People who regularly consume liberal-leaning news sources, such as the Huffington Post or Daily Show, said they experienced drought more often than national weather records suggest.
“Very extreme weather accompanied by constant media coverage is harder for people to deny,” Benjamin Lyons, a postdoctoral research fellow at Exeter, said in a statement.
“But on the other end of the scale, droughts can take longer to have an effect, so people have some difficulty perceiving their onset and this may allow them to bring their biases to the table,” he continued.
The study
The researchers surveyed 3,057 people across the U.S. about the extreme weather they had experienced over a 5-year time span.

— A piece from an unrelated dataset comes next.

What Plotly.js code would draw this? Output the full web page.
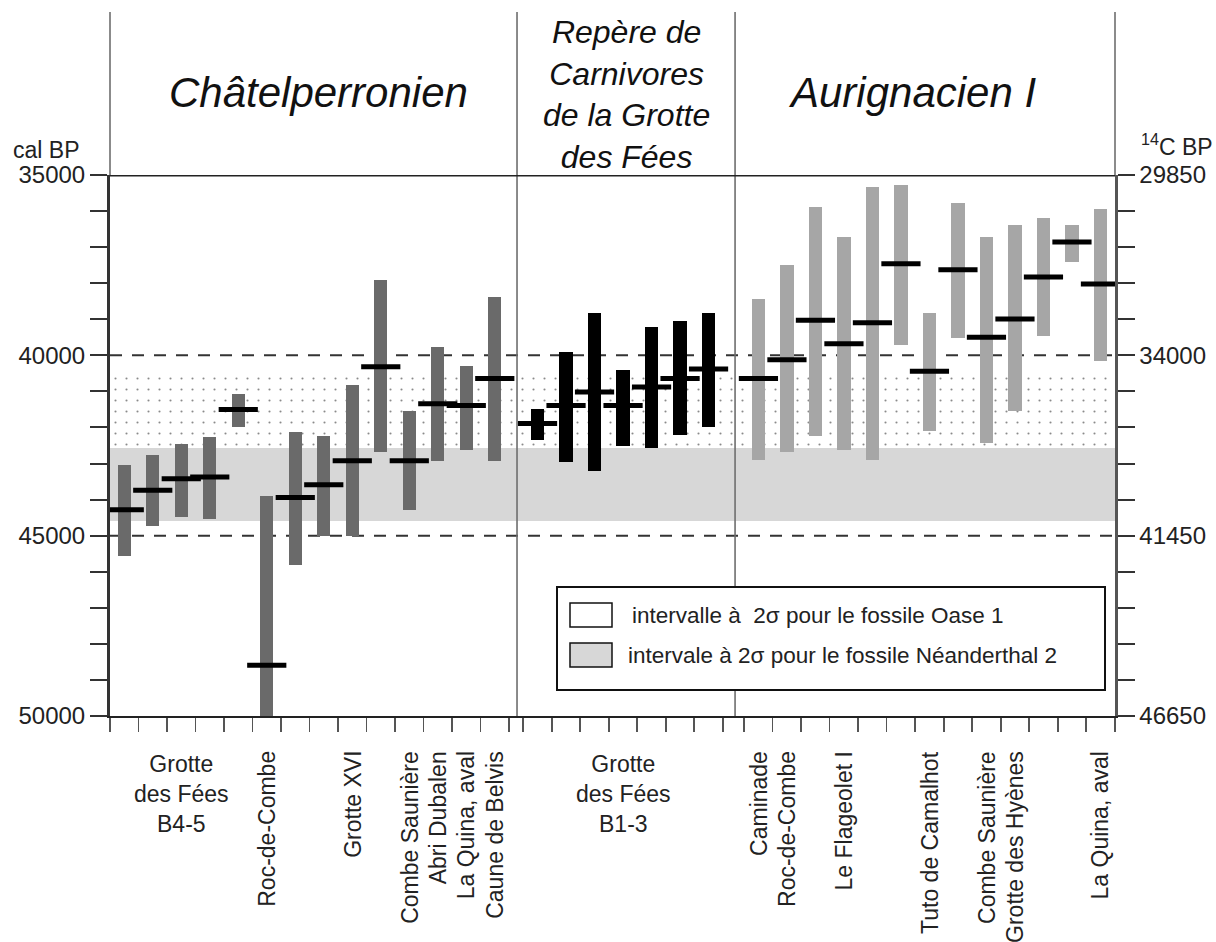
<!DOCTYPE html>
<html>
<head>
<meta charset="utf-8">
<script src="https://cdn.plot.ly/plotly-3.0.1.min.js"></script>
<style>
  html, body { margin: 0; padding: 0; background: #fff; }
  #chart { width: 1216px; height: 942px; }
</style>
</head>
<body>
<div id="chart"></div>
<script>
// ---------------- DATA ----------------
// Châtelperronien (cal BP): young bound, old bound, mean
const chatYoung = [43040, 42770, 42450, 42260, 41070, 43910, 42130, 42230, 40810, 37920, 41550, 39780, 40300, 38380];
const chatOld   = [45570, 44730, 44480, 44530, 41980, 50000, 45820, 45000, 45000, 42670, 44290, 42920, 42620, 42920];
const chatMean  = [44280, 43740, 43420, 43370, 41500, 48590, 43940, 43590, 42920, 40320, 42920, 41340, 41390, 40640];
const chatSiteLabels = ['', '', '', '', '', 'Roc-de-Combe', '', '', 'Grotte XVI', '', 'Combe Saunière', 'Abri Dubalen', 'La Quina, aval', 'Caune de Belvis'];
const chatGroupLabel = 'Grotte<br>des Fées<br>B4-5';
const chatGroupCount = 5;

// Repère de Carnivores de la Grotte des Fées
const repYoung = [41490, 39920, 38830, 40420, 39220, 39060, 38830];
const repOld   = [42350, 42950, 43210, 42500, 42570, 42220, 41980];
const repMean  = [41890, 41390, 41020, 41390, 40880, 40640, 40380];
const repGroupLabel = 'Grotte<br>des Fées<br>B1-3';

// Aurignacien I
const aurYoung = [38440, 37490, 35880, 36730, 35340, 35280, 38830, 35780, 36730, 36400, 36200, 36400, 35950];
const aurOld   = [42890, 42680, 42240, 42630, 42910, 39720, 42100, 39520, 42430, 41530, 39450, 37400, 40150];
const aurMean  = [40640, 40120, 39030, 39680, 39100, 37460, 40440, 37630, 39500, 38990, 37830, 36860, 38020];
const aurSiteLabels = ['Caminade', 'Roc-de-Combe', '', 'Le Flageolet I', '', '', 'Tuto de Camalhot', '', 'Combe Saunière', 'Grotte des Hyènes', '', '', 'La Quina, aval'];

// Section titles
const sectionTitles = ['Châtelperronien', 'Repère de<br>Carnivores<br>de la Grotte<br>des Fées', 'Aurignacien I'];

// Reference intervals (cal BP)
const oaseBand = [40500, 42560];
const neanBand = [42560, 44600];
const legendLabels = ['intervalle à\u00a0\u00a02σ pour le fossile Oase 1', 'intervale à 2σ pour le fossile Néanderthal 2'];

// Axes
const calTicks  = [35000, 40000, 45000, 50000];
const calLabels = ['35000', '40000', '45000', '50000'];
const c14Labels = ['29850', '34000', '41450', '46650'];
const dashedLevels = [40000, 45000];

// ---------------- LAYOUT HELPERS ----------------
const FONT = 'Liberation Sans, Arial, Helvetica, sans-serif';
const xMax = 35.26;
const chatStart = 0, repStart = 14.5, aurStart = 22.25;
const sep1 = 14.28, sep2 = 21.93;
const barW = 0.47;

function centers(start, n) { const a = []; for (let i = 0; i < n; i++) a.push(start + i + 0.5); return a; }
function diff(o, y) { return o.map((v, i) => v - y[i]); }

const chatX = centers(chatStart, chatYoung.length);
const repX = centers(repStart, repYoung.length);
const aurX = centers(aurStart, aurYoung.length);

const tickX = [];
for (let i = 0; i <= chatYoung.length; i++) tickX.push(chatStart + i);
for (let i = 0; i <= repYoung.length; i++) tickX.push(repStart + i);
for (let i = 0; i <= aurYoung.length; i++) tickX.push(aurStart + i);

const yTickVals = [], yTickTextL = [], yTickTextR = [];
for (let v = 35000; v <= 50000; v += 1000) {
  yTickVals.push(v);
  const k = calTicks.indexOf(v);
  yTickTextL.push(k >= 0 ? calLabels[k] : ' ');
  yTickTextR.push(k >= 0 ? c14Labels[k] : ' ');
}

function rangeBars(x, young, old, color, name) {
  return {
    type: 'bar', x: x, base: young, y: diff(old, young), width: x.map(() => barW),
    marker: { color: color, line: { width: 0 } }, name: name, showlegend: false, hoverinfo: 'skip'
  };
}
function meanMarks(x, mean) {
  return {
    type: 'scatter', mode: 'markers', x: x, y: mean,
    marker: { symbol: 'line-ew', size: 28, color: '#000', line: { width: 5, color: '#000' } },
    showlegend: false, hoverinfo: 'skip'
  };
}

const traces = [
  { type: 'bar', x: [xMax / 2], width: [xMax], base: [oaseBand[0]], y: [oaseBand[1] - oaseBand[0]],
    marker: { color: '#ffffff', line: { width: 0 },
      pattern: { shape: '.', fgcolor: '#8a8a8a', bgcolor: '#ffffff', size: 11, solidity: 0.03, fillmode: 'replace' } },
    showlegend: false, hoverinfo: 'skip' },
  { type: 'bar', x: [xMax / 2], width: [xMax], base: [neanBand[0]], y: [neanBand[1] - neanBand[0]],
    marker: { color: '#d7d7d7', line: { width: 0 } }, showlegend: false, hoverinfo: 'skip' },
  rangeBars(chatX, chatYoung, chatOld, '#6a6a6a', 'Châtelperronien'),
  rangeBars(repX, repYoung, repOld, '#000000', 'Repère'),
  rangeBars(aurX, aurYoung, aurOld, '#a6a6a6', 'Aurignacien I'),
  meanMarks(chatX, chatMean),
  meanMarks(repX, repMean),
  meanMarks(aurX, aurMean),
  { type: 'scatter', mode: 'markers', x: [1], y: [37000], yaxis: 'y2',
    marker: { size: 1, opacity: 0 }, showlegend: false, hoverinfo: 'skip' }
];

// ---------------- ANNOTATIONS ----------------
const annotations = [];
const plotH = 541, plotW = 1005;
const pyTop = px => 1 + px / plotH;         // px above plot top
const pyBelow = px => -px / plotH;          // px below plot bottom

// section titles
annotations.push({ xref: 'x', yref: 'paper', x: 7.3, y: pyTop(83), text: '<i>' + sectionTitles[0] + '</i>',
  showarrow: false, xanchor: 'center', yanchor: 'middle', font: { family: FONT, size: 42, color: '#111' } });
annotations.push({ xref: 'x', yref: 'paper', x: (sep1 + sep2) / 2, y: pyTop(81), text: '<i>' + sectionTitles[1] + '</i>',
  showarrow: false, xanchor: 'center', yanchor: 'middle', font: { family: FONT, size: 32, color: '#111' } });
annotations.push({ xref: 'x', yref: 'paper', x: 28.15, y: pyTop(83), text: '<i>' + sectionTitles[2] + '</i>',
  showarrow: false, xanchor: 'center', yanchor: 'middle', font: { family: FONT, size: 42, color: '#111' } });

// axis unit labels
annotations.push({ xref: 'paper', yref: 'paper', x: -99 / plotW, y: pyTop(25), text: 'cal BP', showarrow: false,
  xanchor: 'left', yanchor: 'middle', font: { family: FONT, size: 23, color: '#222' } });
annotations.push({ xref: 'paper', yref: 'paper', x: 1 + 24 / plotW, y: pyTop(30), text: '<sup>14</sup>C BP', showarrow: false,
  xanchor: 'left', yanchor: 'middle', font: { family: FONT, size: 23, color: '#222' } });

// bottom labels
const labFont = { family: FONT, size: 23, color: '#222' };
annotations.push({ xref: 'x', yref: 'paper', x: chatStart + chatGroupCount / 2, y: pyBelow(33), text: chatGroupLabel,
  showarrow: false, xanchor: 'center', yanchor: 'top', font: labFont });
annotations.push({ xref: 'x', yref: 'paper', x: repStart + repYoung.length / 2, y: pyBelow(33), text: repGroupLabel,
  showarrow: false, xanchor: 'center', yanchor: 'top', font: labFont });
function vLabels(xs, labels) {
  labels.forEach((t, i) => {
    if (!t) return;
    annotations.push({ xref: 'x', yref: 'paper', x: xs[i], y: pyBelow(33), text: t, textangle: -90,
      showarrow: false, xanchor: 'center', yanchor: 'top', font: labFont });
  });
}
vLabels(chatX, chatSiteLabels);
vLabels(aurX, aurSiteLabels);

// legend texts
const legFont = { family: FONT, size: 22.5, color: '#222' };
annotations.push({ xref: 'paper', yref: 'paper', x: (630 - 110) / plotW, y: (716 - 615) / plotH, text: legendLabels[0],
  showarrow: false, xanchor: 'left', yanchor: 'middle', font: legFont });
annotations.push({ xref: 'paper', yref: 'paper', x: (626 - 110) / plotW, y: (716 - 655) / plotH, text: legendLabels[1],
  showarrow: false, xanchor: 'left', yanchor: 'middle', font: legFont });

// ---------------- SHAPES ----------------
const shapes = [];
const headerTop = pyTop(163);
// header vertical lines
[0, sep1 / xMax, sep2 / xMax, 1].forEach((px, i) => {
  shapes.push({ type: 'line', xref: 'paper', yref: 'paper', x0: px, x1: px, y0: (i === 0 || i === 3) ? 1 : 0, y1: headerTop,
    line: { color: '#6e6e6e', width: 1.6 }, layer: 'above' });
});
// top border
shapes.push({ type: 'line', xref: 'paper', yref: 'y', x0: 0, x1: 1, y0: 35000, y1: 35000,
  line: { color: '#222', width: 3 }, layer: 'above' });
// dashed reference levels
dashedLevels.forEach(v => {
  shapes.push({ type: 'line', xref: 'paper', yref: 'y', x0: 0, x1: 1, y0: v, y1: v,
    line: { color: '#333', width: 2, dash: '12px,10px' }, layer: 'below' });
});
// legend box + swatches
shapes.push({ type: 'rect', xref: 'paper', yref: 'paper', x0: (557 - 110) / plotW, x1: (1105 - 110) / plotW,
  y0: (716 - 690) / plotH, y1: (716 - 587) / plotH, fillcolor: '#ffffff', line: { color: '#111', width: 2 }, layer: 'above' });
shapes.push({ type: 'rect', xref: 'paper', yref: 'paper', x0: (570 - 110) / plotW, x1: (612 - 110) / plotW,
  y0: (716 - 627) / plotH, y1: (716 - 603) / plotH, fillcolor: '#ffffff', line: { color: '#111', width: 1.5 }, layer: 'above' });
shapes.push({ type: 'rect', xref: 'paper', yref: 'paper', x0: (570 - 110) / plotW, x1: (612 - 110) / plotW,
  y0: (716 - 667) / plotH, y1: (716 - 643) / plotH, fillcolor: '#d7d7d7', line: { color: '#111', width: 1.5 }, layer: 'above' });

// ---------------- LAYOUT ----------------
const layout = {
  width: 1216, height: 942,
  margin: { l: 110, r: 101, t: 175, b: 226, pad: 0 },
  paper_bgcolor: '#ffffff', plot_bgcolor: '#ffffff',
  barmode: 'overlay', bargap: 0,
  showlegend: false,
  font: { family: FONT, color: '#222' },
  xaxis: {
    range: [0, xMax], showgrid: false, zeroline: false, fixedrange: true,
    showline: true, linecolor: '#222', linewidth: 2,
    tickmode: 'array', tickvals: tickX, ticks: 'outside', ticklen: 14, tickwidth: 1.6, tickcolor: '#555',
    showticklabels: false
  },
  yaxis: {
    range: [50000, 35000], showgrid: false, zeroline: false, fixedrange: true,
    showline: true, linecolor: '#333', linewidth: 3,
    tickmode: 'array', tickvals: yTickVals, ticktext: yTickTextL,
    ticks: 'outside', ticklen: 17, tickwidth: 2, tickcolor: '#333',
    tickfont: { family: FONT, size: 24, color: '#222' }
  },
  yaxis2: {
    overlaying: 'y', side: 'right', range: [50000, 35000], showgrid: false, zeroline: false, fixedrange: true,
    showline: true, linecolor: '#555', linewidth: 2.5,
    tickmode: 'array', tickvals: yTickVals, ticktext: yTickTextR,
    ticks: 'outside', ticklen: 17, tickwidth: 2, tickcolor: '#333',
    tickfont: { family: FONT, size: 24, color: '#222' }
  },
  shapes: shapes,
  annotations: annotations
};

Plotly.newPlot('chart', traces, layout, { staticPlot: true, displayModeBar: false });
</script>
</body>
</html>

The researchers asked the subjects if they believed in climate change, the human causation of it and the science backing it up. They also asked where they lived.
The researchers then compared the answers to official weather reports from the Storm Events Database compiled by National Oceanic and Atmospheric Administration’s (NOAA) National Weather Service (NWS) for specific regions during specific time periods.
Of those surveyed, 42 percent reported experiencing a drought, 29.3 percent reported a flood, 21.7 percent reported a polar vortex, 19.8 percent reported a tornado, and 16.7 percent reported a hurricane.
The NOAA reported the weather events to be much different.
The data showed that, in fact, only 4.4 percent of people lived in a county where a drought was recorded over the time span, 21.3 percent lived where there was a flood, 25.3 percent lived where there was a tornado, and 4.3 percent lived where a hurricane occurred.
The results also show that the U.S. is still divided in regard to climate change.
While 59.2 percent of survey respondents believe that the Earth’s average temperature has been rising over the past decades, only 74.2 percent of those believers agree that it was caused by human burning of fossil fuels.
“This research shows people’s perception of extreme weather can be processed through partisan lenses,” Lyons said in a statement.
“This means efforts to connect extreme events with climate change may do more to rally those with liberal beliefs than convince those with more conservative views that humans are having an impact on the climate,” he continued. “However, it’s important to note that we take a big-picture look rather than focus on specific events. Particularly intense events — a 100-year flood or catastrophic hurricane — might be most capable of influencing attitudes.”